Write out all the lines again, precisely as they stand, but without the images.
— Start of Data lines —
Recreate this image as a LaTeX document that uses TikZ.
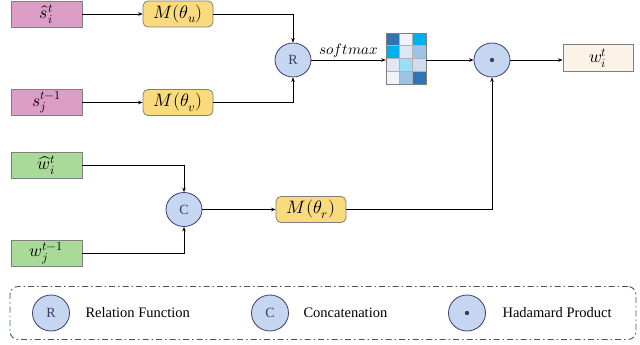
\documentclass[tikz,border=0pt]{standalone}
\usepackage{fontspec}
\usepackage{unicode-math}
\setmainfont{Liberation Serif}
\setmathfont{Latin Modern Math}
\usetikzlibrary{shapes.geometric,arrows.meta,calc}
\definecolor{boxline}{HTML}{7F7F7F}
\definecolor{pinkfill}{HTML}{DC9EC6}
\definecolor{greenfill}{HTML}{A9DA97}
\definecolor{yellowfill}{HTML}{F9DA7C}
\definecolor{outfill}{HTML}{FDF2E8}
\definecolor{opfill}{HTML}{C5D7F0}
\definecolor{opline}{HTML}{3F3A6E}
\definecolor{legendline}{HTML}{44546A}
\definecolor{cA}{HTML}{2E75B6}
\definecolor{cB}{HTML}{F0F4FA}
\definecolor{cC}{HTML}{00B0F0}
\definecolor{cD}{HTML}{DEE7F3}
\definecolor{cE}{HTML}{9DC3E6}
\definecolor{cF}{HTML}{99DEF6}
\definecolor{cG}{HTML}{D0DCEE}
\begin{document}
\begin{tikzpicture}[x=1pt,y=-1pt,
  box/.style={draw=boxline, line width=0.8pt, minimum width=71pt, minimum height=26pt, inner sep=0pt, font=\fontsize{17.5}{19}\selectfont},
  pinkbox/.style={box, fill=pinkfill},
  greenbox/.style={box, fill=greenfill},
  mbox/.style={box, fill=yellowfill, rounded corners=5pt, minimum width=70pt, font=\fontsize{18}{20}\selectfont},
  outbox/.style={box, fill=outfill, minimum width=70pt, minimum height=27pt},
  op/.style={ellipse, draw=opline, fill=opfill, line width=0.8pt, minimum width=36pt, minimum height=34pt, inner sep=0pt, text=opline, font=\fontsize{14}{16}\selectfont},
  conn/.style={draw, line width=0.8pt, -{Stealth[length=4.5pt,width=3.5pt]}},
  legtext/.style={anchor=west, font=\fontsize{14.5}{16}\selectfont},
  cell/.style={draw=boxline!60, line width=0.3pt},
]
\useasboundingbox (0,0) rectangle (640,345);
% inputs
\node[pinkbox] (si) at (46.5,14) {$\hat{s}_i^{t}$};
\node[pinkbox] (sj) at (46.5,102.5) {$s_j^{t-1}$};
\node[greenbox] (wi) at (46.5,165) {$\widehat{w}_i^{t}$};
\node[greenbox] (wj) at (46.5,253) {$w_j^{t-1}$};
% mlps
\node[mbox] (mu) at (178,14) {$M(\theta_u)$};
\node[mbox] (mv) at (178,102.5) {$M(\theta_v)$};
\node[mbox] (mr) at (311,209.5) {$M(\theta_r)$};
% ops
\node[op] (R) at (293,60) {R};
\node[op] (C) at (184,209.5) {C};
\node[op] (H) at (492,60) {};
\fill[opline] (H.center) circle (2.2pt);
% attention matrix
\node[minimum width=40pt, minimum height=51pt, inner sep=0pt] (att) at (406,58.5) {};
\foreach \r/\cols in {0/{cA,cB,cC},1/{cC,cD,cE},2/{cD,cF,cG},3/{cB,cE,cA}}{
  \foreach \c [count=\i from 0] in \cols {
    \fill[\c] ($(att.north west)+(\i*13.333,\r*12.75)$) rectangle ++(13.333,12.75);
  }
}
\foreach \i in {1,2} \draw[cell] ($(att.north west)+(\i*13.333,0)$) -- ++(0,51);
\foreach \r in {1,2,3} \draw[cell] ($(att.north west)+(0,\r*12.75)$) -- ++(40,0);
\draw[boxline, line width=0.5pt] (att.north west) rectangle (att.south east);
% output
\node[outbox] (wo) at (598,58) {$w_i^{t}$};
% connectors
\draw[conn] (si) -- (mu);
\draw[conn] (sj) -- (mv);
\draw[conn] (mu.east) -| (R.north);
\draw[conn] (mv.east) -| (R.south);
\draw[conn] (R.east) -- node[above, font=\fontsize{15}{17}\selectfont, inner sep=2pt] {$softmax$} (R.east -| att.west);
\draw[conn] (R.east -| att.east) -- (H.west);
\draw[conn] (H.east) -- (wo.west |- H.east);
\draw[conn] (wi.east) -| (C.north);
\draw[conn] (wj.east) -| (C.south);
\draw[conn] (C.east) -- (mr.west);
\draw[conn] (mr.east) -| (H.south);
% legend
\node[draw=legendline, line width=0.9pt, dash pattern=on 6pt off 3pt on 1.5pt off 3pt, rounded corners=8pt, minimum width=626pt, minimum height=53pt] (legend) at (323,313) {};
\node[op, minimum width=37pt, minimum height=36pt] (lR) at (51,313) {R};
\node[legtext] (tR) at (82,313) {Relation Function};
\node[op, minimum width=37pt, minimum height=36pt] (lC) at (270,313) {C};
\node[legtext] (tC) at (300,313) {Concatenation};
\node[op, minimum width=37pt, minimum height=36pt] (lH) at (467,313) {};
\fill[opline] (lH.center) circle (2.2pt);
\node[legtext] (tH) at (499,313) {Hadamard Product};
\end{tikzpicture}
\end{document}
— End of Data lines —
Final result —
Recreate this image as a LaTeX document that uses TikZ.
\documentclass[tikz,border=0pt]{standalone}
\usepackage{fontspec}
\usepackage{unicode-math}
\setmainfont{Liberation Serif}
\setmathfont{Latin Modern Math}
\usetikzlibrary{shapes.geometric,arrows.meta,calc}
\definecolor{boxline}{HTML}{7F7F7F}
\definecolor{pinkfill}{HTML}{DC9EC6}
\definecolor{greenfill}{HTML}{A9DA97}
\definecolor{yellowfill}{HTML}{F9DA7C}
\definecolor{outfill}{HTML}{FDF2E8}
\definecolor{opfill}{HTML}{C5D7F0}
\definecolor{opline}{HTML}{3F3A6E}
\definecolor{legendline}{HTML}{44546A}
\definecolor{cA}{HTML}{2E75B6}
\definecolor{cB}{HTML}{F0F4FA}
\definecolor{cC}{HTML}{00B0F0}
\definecolor{cD}{HTML}{DEE7F3}
\definecolor{cE}{HTML}{9DC3E6}
\definecolor{cF}{HTML}{99DEF6}
\definecolor{cG}{HTML}{D0DCEE}
\begin{document}
\begin{tikzpicture}[x=1pt,y=-1pt,
  box/.style={draw=boxline, line width=0.8pt, minimum width=71pt, minimum height=26pt, inner sep=0pt, font=\fontsize{17.5}{19}\selectfont},
  pinkbox/.style={box, fill=pinkfill},
  greenbox/.style={box, fill=greenfill},
  mbox/.style={box, fill=yellowfill, rounded corners=5pt, minimum width=70pt, font=\fontsize{18}{20}\selectfont},
  outbox/.style={box, fill=outfill, minimum width=70pt, minimum height=27pt},
  op/.style={ellipse, draw=opline, fill=opfill, line width=0.8pt, minimum width=36pt, minimum height=34pt, inner sep=0pt, text=opline, font=\fontsize{14}{16}\selectfont},
  conn/.style={draw, line width=0.8pt, -{Stealth[length=4.5pt,width=3.5pt]}},
  legtext/.style={anchor=west, font=\fontsize{14.5}{16}\selectfont},
  cell/.style={draw=boxline!60, line width=0.3pt},
]
\useasboundingbox (0,0) rectangle (640,345);
% inputs
\node[pinkbox] (si) at (46.5,14) {$\hat{s}_i^{t}$};
\node[pinkbox] (sj) at (46.5,102.5) {$s_j^{t-1}$};
\node[greenbox] (wi) at (46.5,165) {$\widehat{w}_i^{t}$};
\node[greenbox] (wj) at (46.5,253) {$w_j^{t-1}$};
% mlps
\node[mbox] (mu) at (178,14) {$M(\theta_u)$};
\node[mbox] (mv) at (178,102.5) {$M(\theta_v)$};
\node[mbox] (mr) at (311,209.5) {$M(\theta_r)$};
% ops
\node[op] (R) at (293,60) {R};
\node[op] (C) at (184,209.5) {C};
\node[op] (H) at (492,60) {};
\fill[opline] (H.center) circle (2.2pt);
% attention matrix
\node[minimum width=40pt, minimum height=51pt, inner sep=0pt] (att) at (406,58.5) {};
\foreach \r/\cols in {0/{cA,cB,cC},1/{cC,cD,cE},2/{cD,cF,cG},3/{cB,cE,cA}}{
  \foreach \c [count=\i from 0] in \cols {
    \fill[\c] ($(att.north west)+(\i*13.333,\r*12.75)$) rectangle ++(13.333,12.75);
  }
}
\foreach \i in {1,2} \draw[cell] ($(att.north west)+(\i*13.333,0)$) -- ++(0,51);
\foreach \r in {1,2,3} \draw[cell] ($(att.north west)+(0,\r*12.75)$) -- ++(40,0);
\draw[boxline, line width=0.5pt] (att.north west) rectangle (att.south east);
% output
\node[outbox] (wo) at (598,58) {$w_i^{t}$};
% connectors
\draw[conn] (si) -- (mu);
\draw[conn] (sj) -- (mv);
\draw[conn] (mu.east) -| (R.north);
\draw[conn] (mv.east) -| (R.south);
\draw[conn] (R.east) -- node[above, font=\fontsize{15}{17}\selectfont, inner sep=2pt] {$softmax$} (R.east -| att.west);
\draw[conn] (R.east -| att.east) -- (H.west);
\draw[conn] (H.east) -- (wo.west |- H.east);
\draw[conn] (wi.east) -| (C.north);
\draw[conn] (wj.east) -| (C.south);
\draw[conn] (C.east) -- (mr.west);
\draw[conn] (mr.east) -| (H.south);
% legend
\node[draw=legendline, line width=0.9pt, dash pattern=on 6pt off 3pt on 1.5pt off 3pt, rounded corners=8pt, minimum width=626pt, minimum height=53pt] (legend) at (323,313) {};
\node[op, minimum width=37pt, minimum height=36pt] (lR) at (51,313) {R};
\node[legtext] (tR) at (82,313) {Relation Function};
\node[op, minimum width=37pt, minimum height=36pt] (lC) at (270,313) {C};
\node[legtext] (tC) at (300,313) {Concatenation};
\node[op, minimum width=37pt, minimum height=36pt] (lH) at (467,313) {};
\fill[opline] (lH.center) circle (2.2pt);
\node[legtext] (tH) at (499,313) {Hadamard Product};
\end{tikzpicture}
\end{document}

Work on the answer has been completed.